For all that, it remains as difficult as ever to see past a tiny number of clubs winning it. Manchester City ended last season riding the crest of an oil wave and haven’t shown many signs of institutional weirdness over the summer, though it’s difficult to imagine that the departure of Ilkay Gundogan doesn’t leave a significant hole in the centre of their midfield. Real Madrid have secured Jude Bellingham, though Kylian Mbappe’s future remains tiresomely uncertain. Italian clubs are, rather like their national team, always capable of sending a team deep in a major tournament, and Bayern Munich need something to act as a fidget-spinner as they get on with probably winning the Bundesliga again.
The Europa League, as ever, has a slightly more exotic feel about it, even though it receives considerably less attention drawn to it than the Champions League. England are represented by West Ham, Liverpool and Brighton, the former as winners of the Europa Conference League, while Real Betis, Villareal, Atalanta, Roma and–should they get through a play-off–Ajax will also be in the group stages, with qualifiers being joined by losing third-placed clubs from the group stages of the Champions League. In the Europa Conference League, Aston Villa will be representing England, alongside Eintracht Frankfurt, Osasuna, Fiorentina and Lille, among others. Similarly, losers from the Europa League go into the Europa Conference League.

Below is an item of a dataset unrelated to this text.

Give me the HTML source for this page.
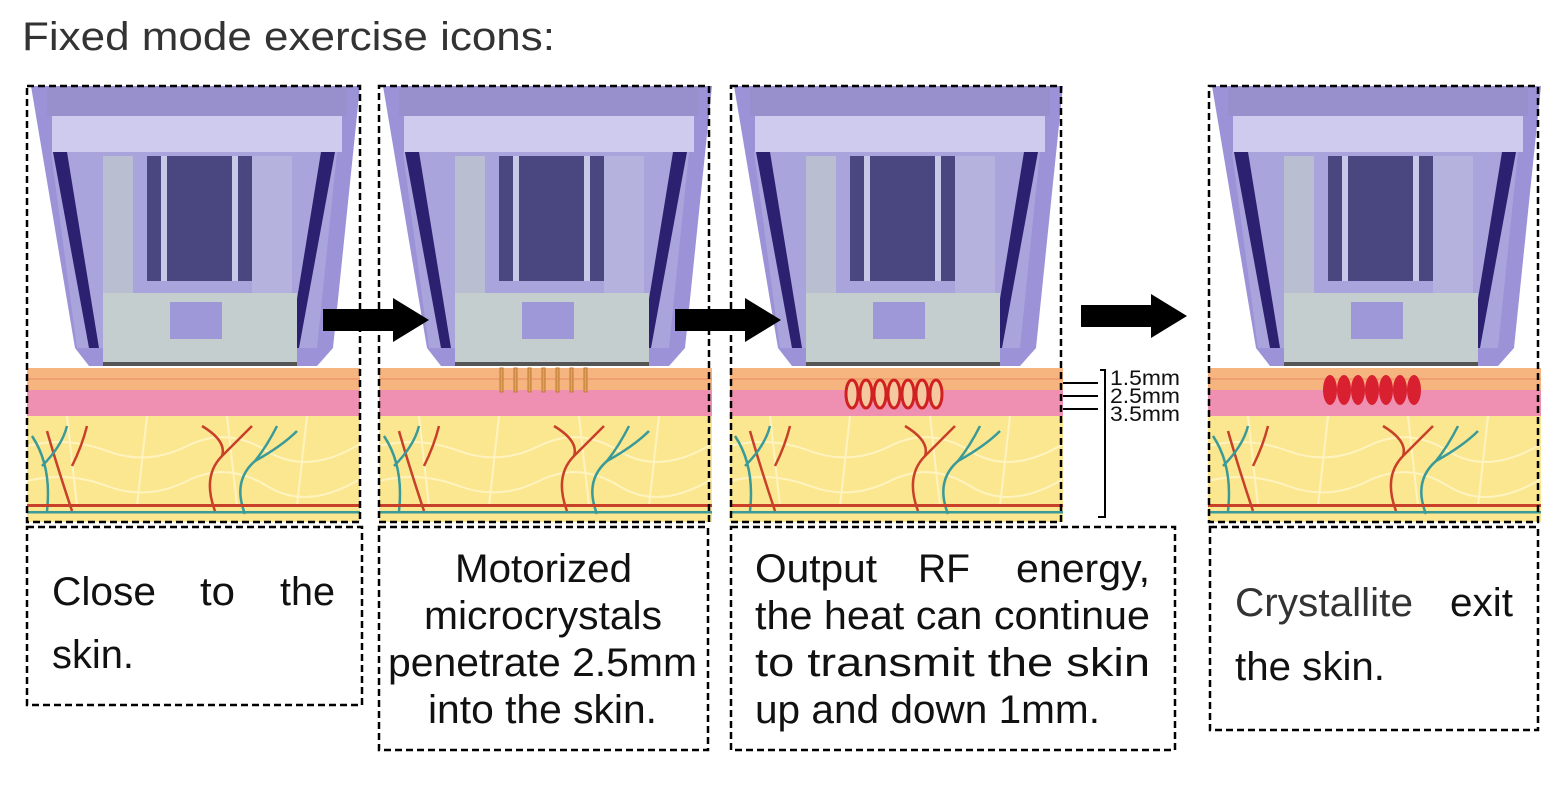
<!DOCTYPE html>
<html><head><meta charset="utf-8"><style>
html,body{margin:0;padding:0;background:#fff;}
body{width:1552px;height:796px;overflow:hidden;position:relative;}
</style></head><body>
<svg width="1552" height="796" style="position:absolute;left:0;top:0">
<defs>
<g id="p">
<polygon points="0,0 333,0 333,282 0,282" fill="#fff"/>
<polygon points="4,0 333,0 306,262 290,280 62,280 48,262" fill="#9b92d8"/>
<rect x="20" y="0" width="300" height="30" fill="#9890cc"/>
<rect x="25" y="30" width="290" height="36" fill="#cfcbee"/>
<polygon points="24,66 310,66 290,262 50,262" fill="#aaa4dc"/>
<polygon points="26,66 40,66 72,262 62,262" fill="#2b2170"/>
<polygon points="308,66 294,66 262,262 272,262" fill="#2b2170"/>
<rect x="76" y="70" width="30" height="137" fill="#b9bfd0"/>
<rect x="120" y="70" width="105" height="125" fill="#4a4680"/>
<rect x="134" y="70" width="6" height="125" fill="#c8c8e8"/>
<rect x="205" y="70" width="6" height="125" fill="#c8c8e8"/>
<rect x="225" y="70" width="40" height="137" fill="#b6b2de"/>
<rect x="76" y="207" width="194" height="72" fill="#c4cece"/>
<rect x="76" y="276" width="194" height="4" fill="#555"/>
<rect x="143" y="216" width="52" height="37" fill="#9f98d8"/>
<rect x="0" y="282" width="333" height="22" fill="#f6b47e"/>
<rect x="0" y="292" width="333" height="2" fill="#f0a070"/>
<rect x="0" y="304" width="333" height="26" fill="#ef90b3"/>
<rect x="0" y="330" width="333" height="106" fill="#fbe790"/>
<g fill="none" stroke="#fff3c0" stroke-width="2">
<path d="M0,360 Q40,350 80,365 T160,360 T240,365 T333,358"/>
<path d="M0,395 Q40,385 80,400 T160,395 T240,400 T333,393"/>
<path d="M40,330 L50,420 M120,330 L110,420 M200,330 L210,420 M280,330 L270,420"/>
</g>
<g fill="none" stroke-width="2.5">
<path d="M45,425 Q30,380 20,345 M45,380 Q55,360 60,340" stroke="#c8402a"/>
<path d="M20,425 Q25,380 5,350 M15,380 Q35,360 40,340" stroke="#3a9a98"/>
<path d="M188,425 Q175,390 195,370 Q200,355 175,340 M195,370 Q210,355 225,340" stroke="#c8402a"/>
<path d="M218,428 Q205,395 228,375 Q240,360 250,340 M228,375 Q255,360 270,345" stroke="#3a9a98"/>
</g>
<rect x="0" y="418" width="333" height="3" fill="#c8402a"/>
<rect x="0" y="425" width="333" height="2.5" fill="#3a9a98"/>
</g>
<g id="ar"><rect x="0" y="-11" width="75" height="22" fill="#000"/><polygon points="70,-22 106,0 70,22" fill="#000"/></g>
</defs>
<use href="#p" x="27" y="86"/>
<use href="#p" x="379" y="86"/>
<use href="#p" x="730" y="86"/>
<use href="#p" x="1208" y="86"/>
<g fill="#e0a060" stroke="#c07a30" stroke-width="1">
<rect x="500" y="368" width="3" height="24"/><rect x="514" y="368" width="3" height="24"/><rect x="528" y="368" width="3" height="24"/><rect x="542" y="368" width="3" height="24"/><rect x="556" y="368" width="3" height="24"/><rect x="570" y="368" width="3" height="24"/><rect x="584" y="368" width="3" height="24"/>
</g>
<g fill="#f5c8a0" stroke="#d02020" stroke-width="3">
<ellipse cx="852" cy="394" rx="6" ry="14"/><ellipse cx="866" cy="394" rx="6" ry="14"/><ellipse cx="880" cy="394" rx="6" ry="14"/><ellipse cx="894" cy="394" rx="6" ry="14"/><ellipse cx="908" cy="394" rx="6" ry="14"/><ellipse cx="922" cy="394" rx="6" ry="14"/><ellipse cx="936" cy="394" rx="6" ry="14"/>
</g>
<g fill="#d82030">
<ellipse cx="1330" cy="390" rx="7" ry="15"/><ellipse cx="1344" cy="390" rx="7" ry="15"/><ellipse cx="1358" cy="390" rx="7" ry="15"/><ellipse cx="1372" cy="390" rx="7" ry="15"/><ellipse cx="1386" cy="390" rx="7" ry="15"/><ellipse cx="1400" cy="390" rx="7" ry="15"/><ellipse cx="1414" cy="390" rx="7" ry="15"/>
</g>
<g fill="none" stroke="#000" stroke-width="2.5" stroke-dasharray="7,4">
<rect x="27" y="86" width="333" height="436"/>
<rect x="379" y="86" width="330" height="436"/>
<rect x="731" y="86" width="330" height="436"/>
<rect x="1209" y="86" width="329" height="436"/>
<rect x="27" y="527" width="335" height="178"/>
<rect x="379" y="527" width="329" height="223"/>
<rect x="731" y="527" width="444" height="223"/>
<rect x="1210" y="527" width="328" height="203"/>
</g>
<g stroke="#000" stroke-width="2" fill="none">
<path d="M1063,383 H1098 M1063,396 H1098 M1063,409 H1098 M1100,370 H1105 V517 H1098"/>
</g>
<g font-family="Liberation Sans,sans-serif" font-size="21" fill="#111">
<text x="1110" y="385" textLength="70" lengthAdjust="spacingAndGlyphs">1.5mm</text>
<text x="1110" y="403" textLength="70" lengthAdjust="spacingAndGlyphs">2.5mm</text>
<text x="1110" y="421" textLength="70" lengthAdjust="spacingAndGlyphs">3.5mm</text>
</g>
<use href="#ar" x="323" y="320"/>
<use href="#ar" x="675" y="320"/>
<use href="#ar" x="1081" y="316"/>
<text x="22" y="50" font-family="Liberation Sans,sans-serif" font-size="40" fill="#333" textLength="533" lengthAdjust="spacingAndGlyphs">Fixed mode exercise icons:</text>
<g font-family="Liberation Sans,sans-serif" font-size="40" fill="#111">
<text x="52" y="605" textLength="104" lengthAdjust="spacingAndGlyphs">Close</text>
<text x="200" y="605" textLength="35" lengthAdjust="spacingAndGlyphs">to</text>
<text x="280" y="605" textLength="55" lengthAdjust="spacingAndGlyphs">the</text>
<text x="52" y="668" textLength="82" lengthAdjust="spacingAndGlyphs">skin.</text>

<text x="455" y="582" textLength="177" lengthAdjust="spacingAndGlyphs">Motorized</text>
<text x="424" y="629" textLength="238" lengthAdjust="spacingAndGlyphs">microcrystals</text>
<text x="388" y="676" textLength="309" lengthAdjust="spacingAndGlyphs">penetrate 2.5mm</text>
<text x="428" y="723" textLength="229" lengthAdjust="spacingAndGlyphs">into the skin.</text>

<text x="755" y="582" textLength="122" lengthAdjust="spacingAndGlyphs">Output</text>
<text x="918" y="582" textLength="52" lengthAdjust="spacingAndGlyphs">RF</text>
<text x="1016" y="582" textLength="134" lengthAdjust="spacingAndGlyphs">energy,</text>
<text x="755" y="629" textLength="395" lengthAdjust="spacingAndGlyphs">the heat can continue</text>
<text x="755" y="676" textLength="395" lengthAdjust="spacingAndGlyphs">to  transmit  the  skin</text>
<text x="755" y="723" textLength="345" lengthAdjust="spacingAndGlyphs">up and down 1mm.</text>

<text x="1235" y="616" textLength="178" lengthAdjust="spacingAndGlyphs" fill="#333">Crystallite</text>
<text x="1450" y="616" textLength="63" lengthAdjust="spacingAndGlyphs">exit</text>
<text x="1235" y="680" textLength="150" lengthAdjust="spacingAndGlyphs">the skin.</text>
</g>
</svg>
</body></html>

And that’s where European club football is in the summer of 2023, a strangely contradictory place in which greater financial riches than ever before are accompanied by this mild feeling of trepidation, as though we all know that there’s a shockwave coming, but we don’t know exactly when or how powerful it will be. We know for sure that the Champions League will be vastly changing and expanding at the end of this season, and we know that the most powerful clubs will most likely stay at or near the very top of their domestic leagues. And perhaps beyond that about as much as we can do is just keep on keeping on, still half-wondering why it all had to all become about money while slowly losing hope that anyone will ever want it to be a sport again.
The money train never stops does it!